++++ Input material ++++

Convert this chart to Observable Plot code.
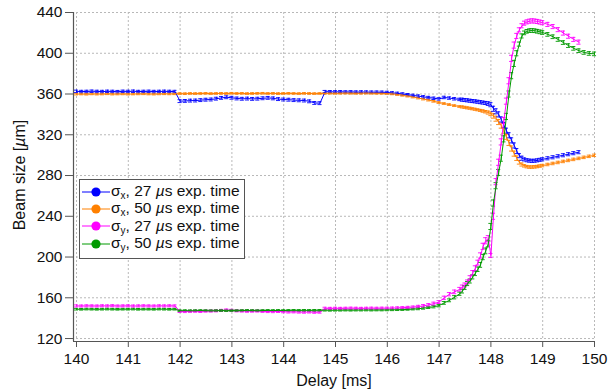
<!DOCTYPE html>
<html>
<head>
<meta charset="utf-8">
<script src="https://cdn.jsdelivr.net/npm/d3@7"></script>
<script src="https://cdn.jsdelivr.net/npm/@observablehq/plot@0.6"></script>
<style>
  html, body { margin: 0; padding: 0; background: #fff; }
  #wrap { position: relative; width: 614px; height: 389px; font-family: "Liberation Sans", Arial, sans-serif; color: #111; }
  #legend { position: absolute; left: 79px; top: 179px; width: 164px; height: 75px; border: 1.5px solid #555; background: #fff; padding-top: 3px; box-sizing: content-box; }
  .row { height: 17.3px; display: flex; align-items: center; font-size: 15.5px; white-space: nowrap; }
  .row svg { margin-left: 2px; margin-right: 1px; flex: none; }
  .row sub { font-size: 10px; vertical-align: -3px; }
  #ylab { position: absolute; left: 20px; top: 175px; transform: translate(-50%, -50%) rotate(-90deg); font-size: 16px; white-space: nowrap; }
  #xlab { position: absolute; left: 334px; top: 381px; transform: translate(-50%, -50%); font-size: 16px; white-space: nowrap; }
</style>
</head>
<body>
<div id="wrap"></div>
<script>
// ---------- data ----------
const delay = [
  140.0,140.1,140.2,140.3,140.4,140.5,140.6,140.7,140.8,140.9,
  141.0,141.1,141.2,141.3,141.4,141.5,141.6,141.7,141.8,141.9,
  142.0,142.1,142.2,142.3,142.4,142.5,142.6,142.7,142.8,142.9,
  143.0,143.1,143.2,143.3,143.4,143.5,143.6,143.7,143.8,143.9,
  144.0,144.1,144.2,144.3,144.4,144.5,144.6,144.7,144.8,144.9,
  145.0,145.1,145.2,145.3,145.4,145.5,145.6,145.7,145.8,145.9,
  146.0,146.1,146.2,146.3,146.4,146.5,146.6,146.7,146.8,146.9,
  147.0,147.1,147.2,147.3,147.4,
  147.45,147.5,147.55,147.6,147.65,147.7,147.75,147.8,147.85,147.9,147.95,148.0,
  148.05,148.1,148.15,148.2,148.25,148.3,148.35,148.4,148.45,148.5,
  148.55,148.6,148.65,148.7,148.75,148.8,148.85,148.9,148.95,149.0,
  149.1,149.2,149.3,149.4,149.5,149.6,149.7,149.8,149.9,150.0
];

const sigmaX27 = [
  362.6,362.4,362.5,362.7,362.5,362.4,362.6,362.5,362.3,362.6,
  362.5,362.7,362.4,362.5,362.6,362.4,362.5,362.6,362.5,362.4,
  353.0,353.2,353.5,353.6,354.0,354.4,354.6,355.4,356.2,356.8,
  356.3,355.6,355.3,355.5,355.2,355.4,355.8,356.2,355.7,355.0,
  354.6,354.4,354.0,353.8,353.6,352.8,351.2,351.0,362.3,362.2,
  362.1,362.2,362.0,362.1,361.9,362.0,361.9,361.8,361.8,361.7,
  361.5,361.1,360.6,360.0,359.3,358.6,357.9,357.2,356.5,355.8,
  355.2,356.6,356.0,355.3,354.7,
  354.4,354.1,353.8,353.4,353.1,352.8,352.4,352.0,351.6,351.2,350.6,349.5,
  345.5,343.0,340.0,335.0,329.5,324.0,319.5,314.5,309.5,304.0,
  299.5,297.0,295.8,295.0,294.6,294.4,294.5,294.9,295.4,295.9,
  296.9,297.9,298.9,299.9,300.9,301.9,302.9,null,null,null
];
const sigmaX50 = [
  359.9,360.0,359.8,360.1,359.9,360.0,360.2,359.9,360.0,360.1,
  359.9,360.0,360.1,360.2,360.0,359.9,360.1,360.2,360.1,360.2,
  360.4,360.3,360.5,360.4,360.5,360.6,360.4,360.5,360.6,360.5,
  360.7,360.5,360.6,360.4,360.5,360.6,360.7,360.5,360.6,360.4,
  360.5,360.6,360.5,360.4,360.6,360.5,360.4,360.5,360.6,360.7,
  360.6,360.7,360.8,360.7,360.6,360.7,360.8,360.7,360.6,360.6,
  360.5,360.1,359.5,358.7,357.9,357.0,356.0,355.0,354.0,352.8,
  351.6,350.6,349.6,348.6,347.7,
  347.3,346.9,346.4,346.0,345.5,345.0,344.5,343.9,343.3,342.6,341.8,340.6,
  338.5,335.8,332.5,329.0,324.0,318.0,312.0,306.5,301.5,297.0,
  293.0,290.8,289.5,288.7,288.3,288.3,288.5,288.8,289.3,289.8,
  290.8,291.8,292.8,293.8,294.8,295.8,296.8,297.8,298.8,299.8
];
const sigmaY27 = [
  152.0,151.9,152.1,152.0,151.9,152.1,152.0,152.2,151.9,152.0,
  152.1,151.9,152.0,152.1,152.0,151.9,152.1,152.0,152.1,152.0,
  146.6,146.5,146.7,146.8,146.6,146.9,147.0,147.2,147.6,148.0,
  147.7,147.2,147.0,146.8,146.9,147.0,146.7,146.5,146.4,146.6,
  146.3,146.1,146.2,146.0,145.9,146.1,145.8,145.9,149.7,149.6,
  149.7,149.6,149.7,149.8,149.7,149.6,149.7,149.8,149.7,149.8,
  149.8,149.9,150.1,150.3,150.6,150.9,151.4,152.1,153.1,154.3,
  155.8,160.0,163.5,165.8,168.4,
  170.5,172.5,175.5,179.5,184.5,189.0,194.5,201.5,210.5,216.0,218.0,201.5,
  240.0,274.0,293.0,313.0,334.0,353.0,373.0,395.0,408.0,417.0,
  423.0,427.0,429.5,430.8,431.5,431.8,431.6,431.2,430.6,430.0,
  428.3,426.2,423.2,419.8,416.7,413.6,410.9,null,null,null
];
const sigmaY50 = [
  148.8,148.7,148.9,148.8,148.7,148.8,148.9,148.8,148.7,148.8,
  148.8,148.9,148.7,148.8,148.8,148.7,148.9,148.8,148.7,148.8,
  147.3,147.4,147.3,147.4,147.5,147.4,147.3,147.4,147.5,147.4,
  147.5,147.4,147.5,147.6,147.5,147.4,147.5,147.6,147.5,147.6,
  147.5,147.6,147.7,147.6,147.7,147.6,147.7,147.7,147.8,147.7,
  147.8,147.8,147.9,147.8,147.9,147.9,148.0,147.9,148.0,148.0,
  148.1,148.2,148.3,148.4,148.6,148.9,149.3,149.8,150.5,151.3,
  152.3,155.0,157.5,160.5,164.0,
  166.5,170.0,174.0,176.5,180.5,184.0,188.0,192.3,200.0,206.0,213.0,230.0,
  253.0,270.0,283.0,297.0,316.0,338.0,360.0,378.0,390.0,400.0,
  409.0,417.0,420.0,421.5,422.2,422.3,422.1,421.6,421.0,420.3,
  418.5,416.2,413.5,410.5,407.5,404.8,402.5,400.8,399.8,399.4
];

// error bar half-heights (µm)
const errX27 = [
  1.2,1.2,1.2,1.2,1.2,1.2,1.2,1.2,1.2,1.2, 1.2,1.2,1.2,1.2,1.2,1.2,1.2,1.2,1.2,1.2,
  1.4,1.4,1.4,1.4,1.4,1.4,1.4,1.4,1.4,1.4, 1.4,1.4,1.4,1.4,1.4,1.4,1.4,1.4,1.4,1.4,
  1.4,1.4,1.4,1.4,1.4,1.4,1.4,1.4,1.2,1.2, 1.2,1.2,1.2,1.2,1.2,1.2,1.2,1.2,1.2,1.2,
  1.2,1.2,1.2,1.2,1.2,1.2,1.2,1.2,1.2,1.2, 1.2,1.2,1.2,1.2,1.2,
  1.5,1.5,1.5,1.5,1.5,1.5,1.5,1.5,1.5,1.5,1.8,2.0,
  2.5,2.5,2.5,2.5,2.5,2.5,2.5,2.5,2.5,2.5, 2.0,2.0,1.5,1.5,1.5,1.5,1.5,1.5,1.5,1.5,
  1.5,1.5,1.5,1.5,1.5,1.5,1.5,null,null,null
];
const errX50 = [
  0.8,0.8,0.8,0.8,0.8,0.8,0.8,0.8,0.8,0.8, 0.8,0.8,0.8,0.8,0.8,0.8,0.8,0.8,0.8,0.8,
  0.8,0.8,0.8,0.8,0.8,0.8,0.8,0.8,0.8,0.8, 0.8,0.8,0.8,0.8,0.8,0.8,0.8,0.8,0.8,0.8,
  0.8,0.8,0.8,0.8,0.8,0.8,0.8,0.8,0.8,0.8, 0.8,0.8,0.8,0.8,0.8,0.8,0.8,0.8,0.8,0.8,
  0.8,0.8,0.8,0.8,0.8,0.8,0.8,0.8,0.8,0.8, 0.8,0.8,0.8,0.8,0.8,
  1.0,1.0,1.0,1.0,1.0,1.0,1.0,1.0,1.2,1.2,1.5,1.8,
  2.2,2.5,2.5,2.5,2.5,2.5,2.5,2.5,2.5,2.2, 1.8,1.5,1.2,1.2,1.2,1.2,1.2,1.2,1.2,1.2,
  1.2,1.2,1.2,1.2,1.2,1.2,1.2,1.2,1.2,1.2
];
const errY27 = [
  1.0,1.0,1.0,1.0,1.0,1.0,1.0,1.0,1.0,1.0, 1.0,1.0,1.0,1.0,1.0,1.0,1.0,1.0,1.0,1.0,
  1.0,1.0,1.0,1.0,1.0,1.0,1.0,1.0,1.0,1.0, 1.0,1.0,1.0,1.0,1.0,1.0,1.0,1.0,1.0,1.0,
  1.0,1.0,1.0,1.0,1.0,1.0,1.0,1.0,1.0,1.0, 1.0,1.0,1.0,1.0,1.0,1.0,1.0,1.0,1.0,1.0,
  1.0,1.0,1.0,1.0,1.0,1.0,1.2,1.2,1.2,1.4, 1.4,1.6,1.6,1.8,1.8,
  2.0,2.0,2.0,2.2,2.2,2.4,2.4,2.6,3.0,3.0,3.0,2.0,
  3.0,3.0,3.0,3.0,3.0,3.0,3.0,3.0,3.0,2.5, 2.0,2.0,2.0,2.0,2.0,2.0,2.0,2.0,2.0,2.0,
  2.0,2.0,2.0,2.0,2.0,2.0,2.0,null,null,null
];
const errY50 = [
  0.8,0.8,0.8,0.8,0.8,0.8,0.8,0.8,0.8,0.8, 0.8,0.8,0.8,0.8,0.8,0.8,0.8,0.8,0.8,0.8,
  0.8,0.8,0.8,0.8,0.8,0.8,0.8,0.8,0.8,0.8, 0.8,0.8,0.8,0.8,0.8,0.8,0.8,0.8,0.8,0.8,
  0.8,0.8,0.8,0.8,0.8,0.8,0.8,0.8,0.8,0.8, 0.8,0.8,0.8,0.8,0.8,0.8,0.8,0.8,0.8,0.8,
  0.8,0.8,0.8,0.8,0.8,0.8,1.0,1.0,1.0,1.2, 1.2,1.4,1.4,1.6,1.6,
  1.8,1.8,2.0,2.0,2.0,2.2,2.2,2.4,2.6,2.8,3.0,3.0,
  3.0,3.0,3.0,3.0,3.0,3.0,3.0,3.0,3.0,2.5, 2.0,2.0,1.8,1.8,1.8,1.8,1.8,1.8,1.8,1.8,
  1.8,1.8,1.8,1.8,1.8,1.8,1.8,1.8,1.8,1.8
];

const seriesKeys = ["sx27", "sx50", "sy27", "sy50"];
const seriesColors = ["#0000ff", "#ff8000", "#ff00ff", "#009a00"];
const seriesLabels = [
  ["x", "27"], ["x", "50"], ["y", "27"], ["y", "50"]
];
const seriesValues = [sigmaX27, sigmaX50, sigmaY27, sigmaY50];
const seriesErrors = [errX27, errX50, errY27, errY50];

const xTicks = [140,141,142,143,144,145,146,147,148,149,150];
const yTicks = [120,160,200,240,280,320,360,400,440];
const xDomain = [139.942, 150];
const yDomain = [117.1, 440];

// ---------- table ----------
const rows = [];
seriesKeys.forEach((key, s) => {
  delay.forEach((x, i) => {
    const v = seriesValues[s][i];
    if (v != null) rows.push({key, x, y: v, e: seriesErrors[s][i]});
  });
});
const capHalf = 0.04;
const axisColor = "#555";

const chart = Plot.plot({
  width: 614,
  height: 389,
  marginLeft: 73,
  marginRight: 20,
  marginTop: 12,
  marginBottom: 48,
  style: {fontFamily: "Liberation Sans, Arial, sans-serif", fontSize: "15.5px", color: "#111", background: "#fff"},
  x: {domain: xDomain},
  y: {domain: yDomain},
  color: {domain: seriesKeys, range: seriesColors},
  marks: [
    Plot.ruleX(xTicks, {y1: yTicks[0], y2: yTicks[yTicks.length - 1], stroke: "#b8b8b8", strokeDasharray: "2,2"}),
    Plot.ruleY(yTicks, {x1: xTicks[0], x2: xTicks[xTicks.length - 1], stroke: "#b8b8b8", strokeDasharray: "2,2"}),
    Plot.ruleX([xDomain[0]], {stroke: axisColor, strokeWidth: 1.2}),
    Plot.ruleY([yDomain[0]], {stroke: axisColor, strokeWidth: 1.2}),
    Plot.axisX(xTicks, {tickSize: 6, tickPadding: 5, label: null, stroke: axisColor, tickFormat: d => String(d)}),
    Plot.axisY(yTicks, {tickSize: 8, tickPadding: 3, label: null, stroke: axisColor, tickFormat: d => String(d)}),
    Plot.ruleX(rows, {x: "x", y1: d => d.y - d.e, y2: d => d.y + d.e, stroke: "key", strokeWidth: 0.9}),
    Plot.ruleY(rows, {y: d => d.y + d.e, x1: d => d.x - capHalf, x2: d => d.x + capHalf, stroke: "key", strokeWidth: 0.9}),
    Plot.ruleY(rows, {y: d => d.y - d.e, x1: d => d.x - capHalf, x2: d => d.x + capHalf, stroke: "key", strokeWidth: 0.9}),
    Plot.line(rows, {x: "x", y: "y", z: "key", stroke: "key", strokeWidth: 1})
  ]
});

const wrap = document.getElementById("wrap");
wrap.appendChild(chart);

// axis titles
const ylab = document.createElement("div");
ylab.id = "ylab";
ylab.innerHTML = "Beam size [<i>µ</i>m]";
wrap.appendChild(ylab);
const xlab = document.createElement("div");
xlab.id = "xlab";
xlab.textContent = "Delay [ms]";
wrap.appendChild(xlab);

// legend
const legend = document.createElement("div");
legend.id = "legend";
seriesKeys.forEach((key, i) => {
  const row = document.createElement("div");
  row.className = "row";
  const c = seriesColors[i];
  row.innerHTML =
    `<svg width="28" height="14"><line x1="0" y1="7" x2="28" y2="7" stroke="${c}" stroke-width="1"/><circle cx="14" cy="7" r="4.6" fill="${c}"/></svg>` +
    `<span>σ<sub>${seriesLabels[i][0]}</sub>, ${seriesLabels[i][1]} <i>µ</i>s exp. time</span>`;
  legend.appendChild(row);
});
wrap.appendChild(legend);
</script>
</body>
</html>
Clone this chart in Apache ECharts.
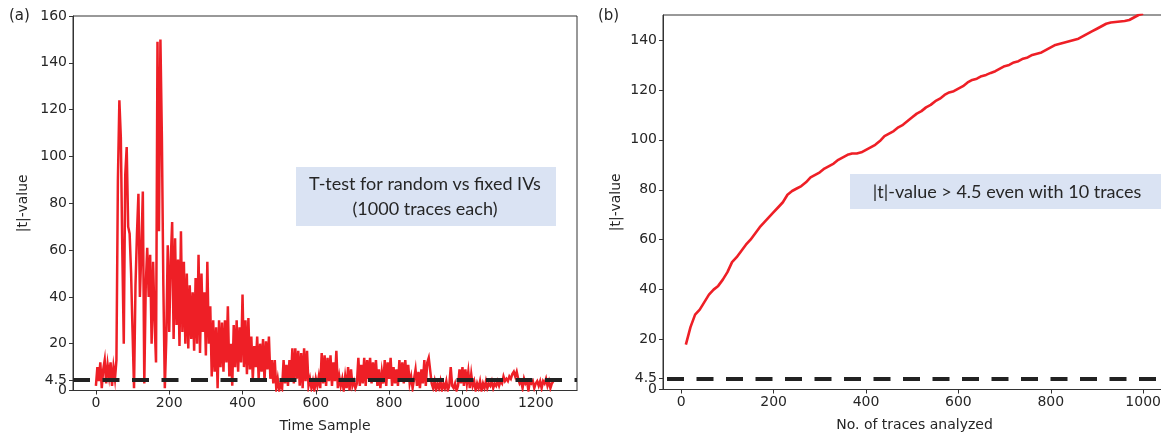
<!DOCTYPE html>
<html>
<head>
<meta charset="utf-8">
<script src="https://cdn.jsdelivr.net/npm/echarts@6/dist/echarts.min.js"></script>
<style>
html,body{margin:0;padding:0;background:#fff;}
#chart{width:1161px;height:433px;}
</style>
</head>
<body>
<div id="chart"></div>
<script>
// ---------- Data ----------
// (a) |t|-value per time sample, one reading every SAMPLE_STEP samples (starting at sample 0)
const SAMPLE_STEP = 4;
const tValuesA = [
  2, 10, 4, 12, 1, 9, 13, 3, 11, 6,          // 0
  12, 2, 10, 5, 13, 90, 124, 108, 60, 20,    // 40
  92, 104, 70, 67, 50, 25, 1, 45, 67, 84,    // 80
  40, 60, 85, 3, 45, 61, 40, 58, 20, 55,     // 120
  30, 12, 149, 68, 150, 108, 45, 1, 22, 62,  // 160
  25, 55, 72, 22, 65, 28, 56, 19, 68, 25,    // 200
  55, 20, 50, 18, 45, 22, 42, 17, 48, 20,    // 240
  58, 16, 50, 25, 42, 15, 55, 20, 36, 6,     // 280
  30, 8, 27, 1, 30, 10, 29, 8, 30, 12,       // 320
  36, 6, 20, 2, 28, 10, 30, 8, 27, 12,       // 360
  41, 10, 30, 7, 31, 9, 23, 5, 19, 10,       // 400
  23, 5, 20, 8, 22, 4, 21, 9, 23, 5,         // 440
  13, 3, 13, 1, 5, 0, 3, 1, 13, 3,           // 480
  11, 2, 13, 4, 18, 3, 18, 5, 17, 2,         // 520
  16, 1, 18, 4, 17, 2, 5, 1, 4, 0,           // 560
  5, 2, 6, 1, 16, 3, 15, 2, 14, 4,           // 600
  15, 2, 12, 4, 17, 1, 6, 2, 5, 0,           // 640
  6, 1, 10, 0, 9, 2, 4, 1, 3, 14,            // 680
  2, 11, 3, 14, 2, 13, 5, 14, 3, 12,         // 720
  4, 13, 2, 9, 1, 8, 3, 13, 2, 12,           // 760
  5, 14, 2, 10, 3, 9, 2, 13, 4, 12,          // 800
  3, 13, 4, 11, 3, 6, 1, 5, 9, 2,            // 840
  8, 1, 9, 3, 13, 2, 12, 14, 14, 3,          // 880
  1, 4, 0, 3, 1, 4, 0, 3, 1, 4,              // 920
  0, 2, 10, 2, 1, 3, 0, 2, 9, 3,             // 960
  10, 2, 9, 3, 8, 1, 7, 2, 4, 0,             // 1000
  3, 1, 4, 0, 3, 1, 4, 1, 3, 2,              // 1040
  4, 1, 3, 2, 4, 2, 4, 3, 6, 4,              // 1080
  5, 4, 6, 5, 7, 8, 6, 8, 5, 3,              // 1120
  4, 1, 5, 3, 4, 0, 4, 3, 4, 1,              // 1160
  3, 4, 2, 4, 1, 4, 3, 5, 2, 4,              // 1200
  1, 3, 4                                    // 1240
];

// (b) |t|-value vs number of traces analyzed
const tracesB = [10,20,30,40,50,60,70,80,90,100,110,120,130,140,150,160,170,180,190,200,
  210,220,230,240,250,260,270,280,290,300,310,320,330,340,350,360,370,380,390,400,
  410,420,430,440,450,460,470,480,490,500,510,520,530,540,550,560,570,580,590,600,
  610,620,630,640,650,660,670,680,690,700,710,720,730,740,750,760,770,780,790,800,
  810,820,830,840,850,860,870,880,890,900,910,920,930,940,950,960,970,980,990,1000];
const tValuesB = [18,25,30,32,35,38,40,41.5,44,47,51,53,55.5,58,60,62.5,65,67,69,71,
  73,75,78,79.5,80.5,81.5,83,85,86,87,88.5,89.5,90.5,92,93,94,94.5,94.5,95,96,
  97,98,99.5,101.5,102.5,103.5,105,106,107.5,109,110.5,111.5,113,114,115.5,116.5,118,119,119.5,120.5,
  121.5,123,124,124.5,125.5,126,126.8,127.5,128.5,129.5,130,131,131.5,132.5,133,134,134.5,135,136,137,
  138,138.5,139,139.5,140,140.5,141.5,142.5,143.5,144.5,145.5,146.5,147,147.2,147.4,147.6,148,149,150,150.5];

const threshold = 4.5;
const yTicksA = [0, 20, 40, 60, 80, 100, 120, 140, 160];
const yTicksB = [0, 20, 40, 60, 80, 100, 120, 140];
const thresholdTick = [4.5];
const xTicksA = [0, 200, 400, 600, 800, 1000, 1200];
const xTicksB = [0, 200, 400, 600, 800, 1000];

// ---------- Build ----------
const dataA = tValuesA.map((v, i) => [i * SAMPLE_STEP, v]);
const dataB = tracesB.map((x, i) => [x, tValuesB[i]]);

const RED = '#ee1f26';
const TXT = '#262626';
const AX = '#333333';
const FONT = 'DejaVu Sans';
const plain = v => String(v);

function xAxisCfg(gridIndex, min, max, ticks, name) {
  return {
    type: 'value', gridIndex, min, max, name,
    nameLocation: 'middle', nameGap: 29,
    nameTextStyle: {color: TXT, fontSize: 14, fontFamily: FONT},
    axisLine: {show: true, onZero: false, lineStyle: {color: AX, width: 1}},
    axisTick: {show: true, length: 4, customValues: ticks, lineStyle: {color: AX}},
    axisLabel: {customValues: ticks, formatter: plain, color: TXT, fontSize: 14, fontFamily: FONT,
      margin: 6, hideOverlap: false, showMinLabel: true, showMaxLabel: true},
    splitLine: {show: false}
  };
}
function yAxisCfg(gridIndex, min, max, ticks, gap, withName) {
  return {
    type: 'value', gridIndex, min, max, position: 'left', offset: 0,
    name: withName ? '|t|-value' : '',
    nameLocation: 'middle', nameGap: gap, nameRotate: 90,
    nameTextStyle: {color: TXT, fontSize: 14, fontFamily: FONT},
    axisLine: {show: withName, onZero: false, lineStyle: {color: AX, width: 1}},
    axisTick: {show: true, length: 4, customValues: ticks, lineStyle: {color: AX}},
    axisLabel: {customValues: ticks, formatter: plain, color: TXT, fontSize: 14, fontFamily: FONT,
      margin: 6, hideOverlap: false, showMinLabel: true, showMaxLabel: true},
    splitLine: {show: false}
  };
}
function thresholdLine(offset) {
  return {
    silent: true, symbol: 'none', label: {show: false},
    lineStyle: {color: '#222', width: 4, type: [17, 12.5], dashOffset: offset},
    data: [{yAxis: threshold}]
  };
}

const option = {
  animation: false,
  backgroundColor: '#fff',
  title: [
    {text: '(a)', left: 9, top: 9, padding: 0, textStyle: {fontSize: 15, fontWeight: 'normal', color: TXT, fontFamily: FONT}},
    {text: '(b)', left: 598, top: 9, padding: 0, textStyle: {fontSize: 15, fontWeight: 'normal', color: TXT, fontFamily: FONT}}
  ],
  grid: [
    {left: 73, top: 16, width: 504, height: 374.5, containLabel: false, outerBoundsMode: 'none',
     show: true, borderColor: AX, borderWidth: 1, backgroundColor: 'transparent'},
    {left: 663, top: 15, width: 503, height: 374.5, containLabel: false, outerBoundsMode: 'none',
     show: true, borderColor: AX, borderWidth: 1, backgroundColor: 'transparent'}
  ],
  xAxis: [
    xAxisCfg(0, -62.5, 1312.5, xTicksA, 'Time Sample'),
    xAxisCfg(1, -39.5, 1049.5, xTicksB, 'No. of traces analyzed')
  ],
  yAxis: [
    yAxisCfg(0, 0, 160, yTicksA, 43, true),
    yAxisCfg(1, 0, 150, yTicksB, 40, true),
    yAxisCfg(0, 0, 160, thresholdTick, 43, false),
    yAxisCfg(1, 0, 150, thresholdTick, 40, false)
  ],
  series: [
    {type: 'line', xAxisIndex: 0, yAxisIndex: 0, data: dataA, showSymbol: false, clip: true,
     lineStyle: {color: RED, width: 2.5, join: 'miter'}, itemStyle: {color: RED},
     markLine: thresholdLine(0), z: 2},
    {type: 'line', xAxisIndex: 1, yAxisIndex: 1, data: dataB, showSymbol: false, clip: true, smooth: false,
     lineStyle: {color: RED, width: 2.6}, itemStyle: {color: RED},
     markLine: thresholdLine(25.5), z: 2}
  ],
  graphic: [
    {type: 'rect', left: 296, top: 167, z: 10, shape: {width: 260, height: 59}, style: {fill: '#dae3f3'}},
    {type: 'text', x: 425, y: 197, z: 11, style: {text: 'T-test for random vs fixed IVs\n(1000 traces each)',
      textAlign: 'center', textVerticalAlign: 'middle', font: '18px Lato', lineHeight: 25, fill: TXT}},
    {type: 'rect', left: 850, top: 174, z: 10, shape: {width: 320, height: 35}, style: {fill: '#dae3f3'}},
    {type: 'text', x: 1007, y: 192, z: 11, style: {text: '|t|-value > 4.5 even with 10 traces',
      textAlign: 'center', textVerticalAlign: 'middle', font: '18px Lato', fill: TXT}}
  ]
};

const chart = echarts.init(document.getElementById('chart'), null, {renderer: 'canvas'});
chart.setOption(option);
</script>
</body>
</html>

++++

What needs to be done: Scan the material above. Extract every line in which the word "this" occurs.

Expected answer:
Convert this chart to Observable Plot code.
Clone this chart in Apache ECharts.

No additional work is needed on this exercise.